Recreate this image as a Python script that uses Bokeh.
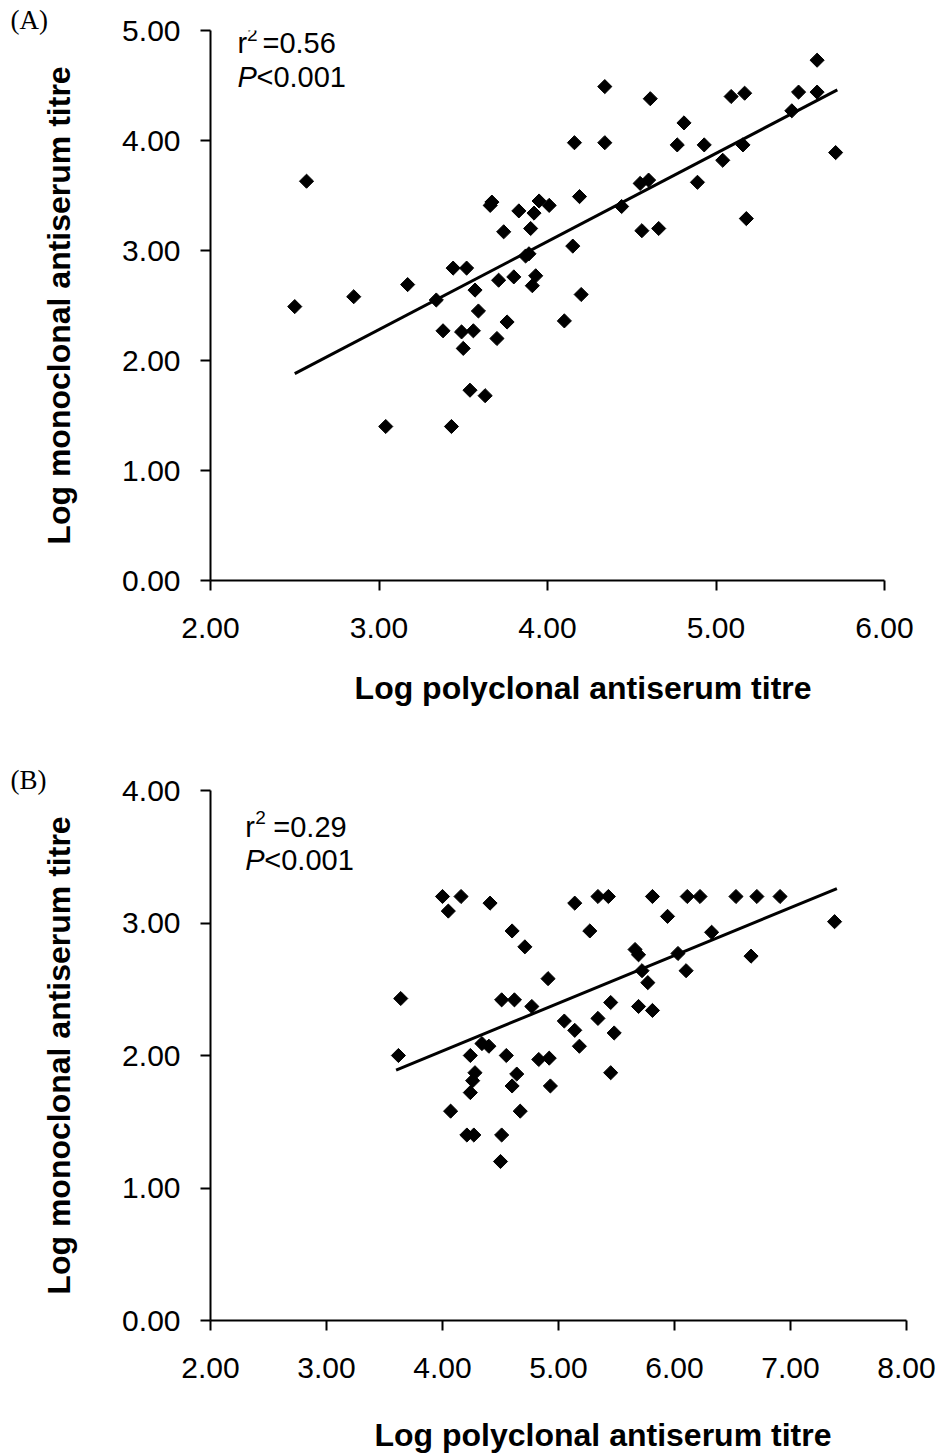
import numpy as np
from bokeh.plotting import figure
from bokeh.models import Range1d, FixedTicker, PrintfTickFormatter, Label
from bokeh.layouts import column
from bokeh.embed import file_html
from bokeh.resources import INLINE

# ---------------- data: panel A ----------------
poly_a = [2.50, 2.57, 2.85, 3.04, 3.17, 3.34, 3.38, 3.43, 3.44, 3.49,
          3.50, 3.52, 3.54, 3.56, 3.57, 3.59, 3.63, 3.66, 3.67, 3.70,
          3.71, 3.74, 3.76, 3.80, 3.83, 3.87, 3.89, 3.90, 3.91, 3.92,
          3.93, 3.95, 4.01, 4.10, 4.15, 4.16, 4.19, 4.20, 4.34, 4.34,
          4.44, 4.55, 4.56, 4.60, 4.61, 4.66, 4.77, 4.81, 4.89, 4.93,
          5.04, 5.09, 5.16, 5.17, 5.18, 5.45, 5.49, 5.60, 5.60, 5.71]
mono_a = [2.49, 3.63, 2.58, 1.40, 2.69, 2.55, 2.27, 1.40, 2.84, 2.26,
          2.11, 2.84, 1.73, 2.27, 2.64, 2.45, 1.68, 3.41, 3.44, 2.20,
          2.73, 3.17, 2.35, 2.76, 3.36, 2.95, 2.97, 3.20, 2.68, 3.34,
          2.77, 3.45, 3.41, 2.36, 3.04, 3.98, 3.49, 2.60, 4.49, 3.98,
          3.40, 3.61, 3.18, 3.64, 4.38, 3.20, 3.96, 4.16, 3.62, 3.96,
          3.82, 4.40, 3.96, 4.43, 3.29, 4.27, 4.44, 4.44, 4.73, 3.89]
fit_a_x = [2.50, 5.72]
fit_a_y = [1.88, 4.46]
xticks_a = [2, 3, 4, 5, 6]
yticks_a = [0, 1, 2, 3, 4, 5]

# ---------------- data: panel B ----------------
poly_b = [3.62, 3.64, 4.00, 4.05, 4.07, 4.16, 4.21, 4.24, 4.24, 4.26,
          4.27, 4.28, 4.34, 4.40, 4.41, 4.50, 4.51, 4.51, 4.55, 4.60,
          4.60, 4.62, 4.64, 4.67, 4.71, 4.77, 4.83, 4.91, 4.92, 4.93,
          5.05, 5.14, 5.14, 5.18, 5.27, 5.34, 5.34, 5.43, 5.45, 5.45,
          5.48, 5.66, 5.69, 5.69, 5.72, 5.77, 5.81, 5.81, 5.94, 6.03,
          6.10, 6.11, 6.22, 6.32, 6.53, 6.66, 6.71, 6.91, 7.38]
mono_b = [2.00, 2.43, 3.20, 3.09, 1.58, 3.20, 1.40, 2.00, 1.72, 1.81,
          1.40, 1.87, 2.09, 2.07, 3.15, 1.20, 2.42, 1.40, 2.00, 2.94,
          1.77, 2.42, 1.86, 1.58, 2.82, 2.37, 1.97, 2.58, 1.98, 1.77,
          2.26, 3.15, 2.19, 2.07, 2.94, 3.20, 2.28, 3.20, 2.40, 1.87,
          2.17, 2.80, 2.76, 2.37, 2.64, 2.55, 3.20, 2.34, 3.05, 2.77,
          2.64, 3.20, 3.20, 2.93, 3.20, 2.75, 3.20, 3.20, 3.01]
fit_b_x = [3.60, 7.40]
fit_b_y = [1.89, 3.26]
xticks_b = [2, 3, 4, 5, 6, 7, 8]
yticks_b = [0, 1, 2, 3, 4]

x_title = "Log polyclonal antiserum titre"
y_title = "Log monoclonal antiserum titre"

SANS = "Liberation Sans"
SERIF = "Liberation Serif"
NBSP = "\u00a0"


def make_panel(xs, ys, fx, fy, xt, yt, width, height, borders,
               xlab_standoff, xlab_pad, tag):
    left, right, top, bottom = borders
    p = figure(width=width, height=height,
               x_range=Range1d(xt[0], xt[-1]), y_range=Range1d(yt[0], yt[-1]),
               output_backend="svg", toolbar_location=None,
               min_border_left=left, min_border_right=right,
               min_border_top=top, min_border_bottom=bottom)
    p.outline_line_color = None
    p.grid.visible = False
    p.background_fill_color = "white"
    p.border_fill_color = "white"

    # panel tag "(A)" / "(B)" placed as a left-aligned title
    p.title.text = tag
    p.title.align = "left"
    p.title.offset = -200
    p.title.standoff = -9
    p.title.text_font = SERIF
    p.title.text_font_size = "27px"
    p.title.text_font_style = "normal"
    p.title.text_color = "black"

    for ax, ticks in ((p.xaxis[0], xt), (p.yaxis[0], yt)):
        ax.ticker = FixedTicker(ticks=ticks)
        ax.formatter = PrintfTickFormatter(format="%.2f")
        ax.axis_line_color = "black"
        ax.axis_line_width = 2
        ax.major_tick_line_color = "black"
        ax.major_tick_line_width = 2
        ax.major_tick_in = 0
        ax.major_tick_out = 10
        ax.minor_tick_line_color = None
        ax.major_label_text_font = SANS
        ax.major_label_text_font_size = "30px"
        ax.major_label_text_color = "black"
        ax.axis_label_text_font = SANS
        ax.axis_label_text_font_size = "32px"
        ax.axis_label_text_font_style = "bold"
        ax.axis_label_text_color = "black"

    # the original x title sits right of the frame centre: pad it on the left
    p.xaxis[0].axis_label = NBSP * xlab_pad + x_title
    p.yaxis[0].axis_label = y_title
    p.xaxis[0].major_label_standoff = 27
    p.yaxis[0].major_label_standoff = 20
    p.xaxis[0].axis_label_standoff = xlab_standoff
    p.yaxis[0].axis_label_standoff = 42

    p.line(fx, fy, line_color="black", line_width=3)
    p.scatter(xs, ys, marker="square", angle=np.pi / 4, size=10,
              fill_color="black", line_color="black", line_width=1)
    return p


def add_stats(p, x, y_r, y_p, r2_text, sup_dx, eq_dx):
    p.add_layout(Label(x=x, y=y_r, text="r", text_font=SANS,
                       text_font_size="29px", text_baseline="alphabetic",
                       text_color="black"))
    p.add_layout(Label(x=x, y=y_r, x_offset=sup_dx, y_offset=9, text="2",
                       text_font=SANS, text_font_size="19px",
                       text_baseline="alphabetic", text_color="black"))
    p.add_layout(Label(x=x, y=y_r, x_offset=eq_dx, text=r2_text,
                       text_font=SANS, text_font_size="29px",
                       text_baseline="alphabetic", text_color="black"))
    p.add_layout(Label(x=x, y=y_p, text="P", text_font=SANS,
                       text_font_style="italic", text_font_size="29px",
                       text_baseline="alphabetic", text_color="black"))
    p.add_layout(Label(x=x, y=y_p, x_offset=19, text="<0.001", text_font=SANS,
                       text_font_size="29px", text_baseline="alphabetic",
                       text_color="black"))


# Panel A: frame 210..884 x 30..580 on the page
pA = make_panel(poly_a, mono_a, fit_a_x, fit_a_y, xticks_a, yticks_a,
                915, 745, (210, 31, 30, 165), 29, 8, "(A)")
add_stats(pA, 2.16, 4.882, 4.573, "=0.56", 9.5, 25)

# Panel B: frame 210..906 x 790..1320 on the page
pB = make_panel(poly_b, mono_b, fit_b_x, fit_b_y, xticks_b, yticks_b,
                937, 710, (210, 31, 45, 135), 36, 10, "(B)")
add_stats(pB, 2.30, 3.728, 3.472, "=0.29", 10, 28)

layout = column(pA, pB)
open("out.html", "w").write(file_html(layout, INLINE))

-=-=-

=== WHAT IS ASKED ===
Starting at the first line of the material, output exactly the lines up to and including the one with "yticks_a = [0, 1, 2, 3, 4, 5]". Do not include the pictures.

=== FINISHED TASK ===
Recreate this image as a Python script that uses Bokeh.
import numpy as np
from bokeh.plotting import figure
from bokeh.models import Range1d, FixedTicker, PrintfTickFormatter, Label
from bokeh.layouts import column
from bokeh.embed import file_html
from bokeh.resources import INLINE

# ---------------- data: panel A ----------------
poly_a = [2.50, 2.57, 2.85, 3.04, 3.17, 3.34, 3.38, 3.43, 3.44, 3.49,
          3.50, 3.52, 3.54, 3.56, 3.57, 3.59, 3.63, 3.66, 3.67, 3.70,
          3.71, 3.74, 3.76, 3.80, 3.83, 3.87, 3.89, 3.90, 3.91, 3.92,
          3.93, 3.95, 4.01, 4.10, 4.15, 4.16, 4.19, 4.20, 4.34, 4.34,
          4.44, 4.55, 4.56, 4.60, 4.61, 4.66, 4.77, 4.81, 4.89, 4.93,
          5.04, 5.09, 5.16, 5.17, 5.18, 5.45, 5.49, 5.60, 5.60, 5.71]
mono_a = [2.49, 3.63, 2.58, 1.40, 2.69, 2.55, 2.27, 1.40, 2.84, 2.26,
          2.11, 2.84, 1.73, 2.27, 2.64, 2.45, 1.68, 3.41, 3.44, 2.20,
          2.73, 3.17, 2.35, 2.76, 3.36, 2.95, 2.97, 3.20, 2.68, 3.34,
          2.77, 3.45, 3.41, 2.36, 3.04, 3.98, 3.49, 2.60, 4.49, 3.98,
          3.40, 3.61, 3.18, 3.64, 4.38, 3.20, 3.96, 4.16, 3.62, 3.96,
          3.82, 4.40, 3.96, 4.43, 3.29, 4.27, 4.44, 4.44, 4.73, 3.89]
fit_a_x = [2.50, 5.72]
fit_a_y = [1.88, 4.46]
xticks_a = [2, 3, 4, 5, 6]
yticks_a = [0, 1, 2, 3, 4, 5]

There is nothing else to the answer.